Business, China, Company Strategy
By John Richardson on 16-May-2012

By John Richardson

In the second of a series of three blog posts, we gauge the reaction of the market to last week’s sharp decline in polyolefin prices.

Yesterday, we focused on the Middle East. Today, we interview a source with a Western-headquartered global polyolefin producer.

He told us:

I have a dreadful feeling that this is a repeat of 2008. Back then, the Chinese didn’t buy for 4-5 weeks and everybody kept expecting them to, all of a sudden, return in big numbers.

“Of course, it didn’t happen and it is now 3-4 weeks since Chinese buying almost completely seized up.

“There is hardly any activity at all, just hand-to-mouth, and the traders are in no mood to take risks across all chemicals and polymers.

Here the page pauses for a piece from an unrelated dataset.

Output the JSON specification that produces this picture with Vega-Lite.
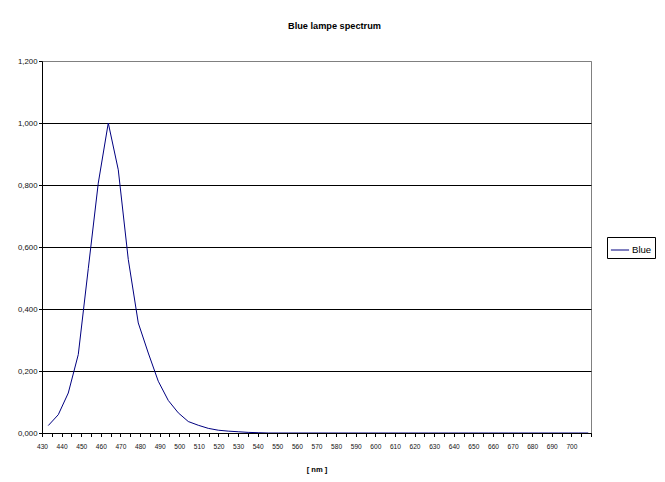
{
  "$schema": "https://vega.github.io/schema/vega-lite/v6.json",
  "width": 549,
  "height": 372,
  "autosize": {"type": "none"},
  "padding": {"left": 42, "top": 61, "right": 74, "bottom": 49},
  "background": "white",
  "config": {
    "font": "Liberation Sans",
    "view": {"stroke": "#808080", "strokeWidth": 1}
  },
  "title": {
    "text": "Blue lampe spectrum",
    "font": "Liberation Sans",
    "fontSize": 9.2,
    "fontWeight": "bold",
    "color": "black",
    "anchor": "middle",
    "frame": "group",
    "dx": 18,
    "offset": 26
  },
  "data": {
    "values": [
      {"nm": 433.2, "v": 0.024, "series": "Blue"},
      {"nm": 438.3, "v": 0.059, "series": "Blue"},
      {"nm": 443.4, "v": 0.129, "series": "Blue"},
      {"nm": 448.5, "v": 0.253, "series": "Blue"},
      {"nm": 453.6, "v": 0.53, "series": "Blue"},
      {"nm": 458.7, "v": 0.806, "series": "Blue"},
      {"nm": 463.8, "v": 1.0, "series": "Blue"},
      {"nm": 468.9, "v": 0.849, "series": "Blue"},
      {"nm": 474.0, "v": 0.56, "series": "Blue"},
      {"nm": 479.1, "v": 0.355, "series": "Blue"},
      {"nm": 484.2, "v": 0.258, "series": "Blue"},
      {"nm": 489.3, "v": 0.167, "series": "Blue"},
      {"nm": 494.4, "v": 0.105, "series": "Blue"},
      {"nm": 499.5, "v": 0.065, "series": "Blue"},
      {"nm": 504.6, "v": 0.037, "series": "Blue"},
      {"nm": 509.7, "v": 0.025, "series": "Blue"},
      {"nm": 514.8, "v": 0.015, "series": "Blue"},
      {"nm": 519.9, "v": 0.009, "series": "Blue"},
      {"nm": 525.0, "v": 0.006, "series": "Blue"},
      {"nm": 530.1, "v": 0.004, "series": "Blue"},
      {"nm": 535.2, "v": 0.002, "series": "Blue"},
      {"nm": 540.3, "v": 0.001, "series": "Blue"},
      {"nm": 545.4, "v": 0, "series": "Blue"},
      {"nm": 550.5, "v": 0, "series": "Blue"},
      {"nm": 555.6, "v": 0, "series": "Blue"},
      {"nm": 560.7, "v": 0, "series": "Blue"},
      {"nm": 565.8, "v": 0, "series": "Blue"},
      {"nm": 570.9, "v": 0, "series": "Blue"},
      {"nm": 576.0, "v": 0, "series": "Blue"},
      {"nm": 581.1, "v": 0, "series": "Blue"},
      {"nm": 586.2, "v": 0, "series": "Blue"},
      {"nm": 591.3, "v": 0, "series": "Blue"},
      {"nm": 596.4, "v": 0, "series": "Blue"},
      {"nm": 601.5, "v": 0, "series": "Blue"},
      {"nm": 606.6, "v": 0, "series": "Blue"},
      {"nm": 611.7, "v": 0, "series": "Blue"},
      {"nm": 616.8, "v": 0, "series": "Blue"},
      {"nm": 621.9, "v": 0, "series": "Blue"},
      {"nm": 627.0, "v": 0, "series": "Blue"},
      {"nm": 632.1, "v": 0, "series": "Blue"},
      {"nm": 637.2, "v": 0, "series": "Blue"},
      {"nm": 642.3, "v": 0, "series": "Blue"},
      {"nm": 647.4, "v": 0, "series": "Blue"},
      {"nm": 652.5, "v": 0, "series": "Blue"},
      {"nm": 657.6, "v": 0, "series": "Blue"},
      {"nm": 662.7, "v": 0, "series": "Blue"},
      {"nm": 667.8, "v": 0, "series": "Blue"},
      {"nm": 672.9, "v": 0, "series": "Blue"},
      {"nm": 678.0, "v": 0, "series": "Blue"},
      {"nm": 683.1, "v": 0, "series": "Blue"},
      {"nm": 688.2, "v": 0, "series": "Blue"},
      {"nm": 693.3, "v": 0, "series": "Blue"},
      {"nm": 698.4, "v": 0, "series": "Blue"},
      {"nm": 703.5, "v": 0, "series": "Blue"},
      {"nm": 708.6, "v": 0, "series": "Blue"}
    ]
  },
  "mark": {"type": "line", "strokeWidth": 1, "clip": true},
  "encoding": {
    "x": {
      "field": "nm",
      "type": "quantitative",
      "scale": {"domain": [430, 710], "nice": false, "zero": false},
      "axis": {
        "title": "[ nm ]",
        "titleFont": "Liberation Sans",
        "titleFontSize": 7.6,
        "titleFontWeight": "bold",
        "titleColor": "black",
        "titlePadding": 16,
        "values": [430,435,440,445,450,455,460,465,470,475,480,485,490,495,500,505,510,515,520,525,530,535,540,545,550,555,560,565,570,575,580,585,590,595,600,605,610,615,620,625,630,635,640,645,650,655,660,665,670,675,680,685,690,695,700,705,710],
        "labelExpr": "(datum.value % 10 == 0 && datum.value < 710) ? datum.value : ''",
        "labelOverlap": false,
        "labelFlush": false,
        "labelFont": "Liberation Sans",
        "labelFontSize": 6.6,
        "labelColor": "#111111",
        "labelPadding": 6.5,
        "tickSize": 3.5,
        "tickColor": "black",
        "domainColor": "black",
        "grid": false
      }
    },
    "y": {
      "field": "v",
      "type": "quantitative",
      "scale": {"domain": [0, 1.2], "nice": false},
      "axis": {
        "title": null,
        "values": [0, 0.2, 0.4, 0.6, 0.8, 1.0, 1.2],
        "labelExpr": "replace(format(datum.value, '.3f'), '.', ',')",
        "labelFont": "Liberation Sans",
        "labelFontSize": 7.8,
        "labelColor": "#111111",
        "labelPadding": 1.5,
        "tickSize": 3.5,
        "tickColor": "black",
        "domainColor": "black",
        "grid": true,
        "gridColor": {"condition": {"test": "datum.value > 1.1", "value": "#808080"}, "value": "black"},
        "gridWidth": 1
      }
    },
    "color": {
      "field": "series",
      "type": "nominal",
      "scale": {"range": ["#000080"]},
      "legend": {
        "title": null,
        "orient": "none",
        "legendX": 565,
        "legendY": 176,
        "strokeColor": "black",
        "padding": 3,
        "symbolType": "stroke",
        "symbolSize": 330,
        "symbolStrokeWidth": 1,
        "labelFont": "Liberation Sans",
        "labelFontSize": 9.6,
        "labelColor": "black",
        "labelOffset": 2
      }
    }
  }
}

“For instance, I was talking to a chemicals trader the other week and he said he was going to sit on his hands, he was going to do nothing for three weeks, until the situation became clearer.

“But, as I said, I am worried that there is something fundamental, something very serious, indeed. Demand is the thing.

“When the markets were wonderful, I kept telling my bosses ‘watch out for the disappearance of the speculative element’. And that is happened now as traders close-down their activity, or, where they are active, are selling polyolefins to cover losses on property investments.

“I think price declines have another two months to run at least. I don’t buy the theory, put forward by some traders, that last week’s steep price reductions will bring buyers out of the woodwork.

“What would help the market if some of the naphtha crackers shut down. The South Koreans, however, are still running pretty hard – at around 80 percent. Sinopec should take the lead and shut down a cracker for a couple of months.

“Companies keep trying to put a brave face on things, but I feel that they know, in their heart of hearts, that something is really wrong but are not able, at the moment, to admit it.

“Low-density polyethylene (LDPE) is in a really bad way and I think that it will eventually fall to within $50//tonne of  linear-low density PE (LLDPE). This is the result of the arrival of lots of Iranian cargoes and the start-up, very soon, of a lot of new capacity.The new capacity comprise:

*QAPCO’s 300,000 tonne/year facility, which is due on-stream in Qatar by the end of May.

*Saudi Kayan Petrochemical Co’s 300,000 tonne/year plant, scheduled to start-up in Saudi Arabia in Q3.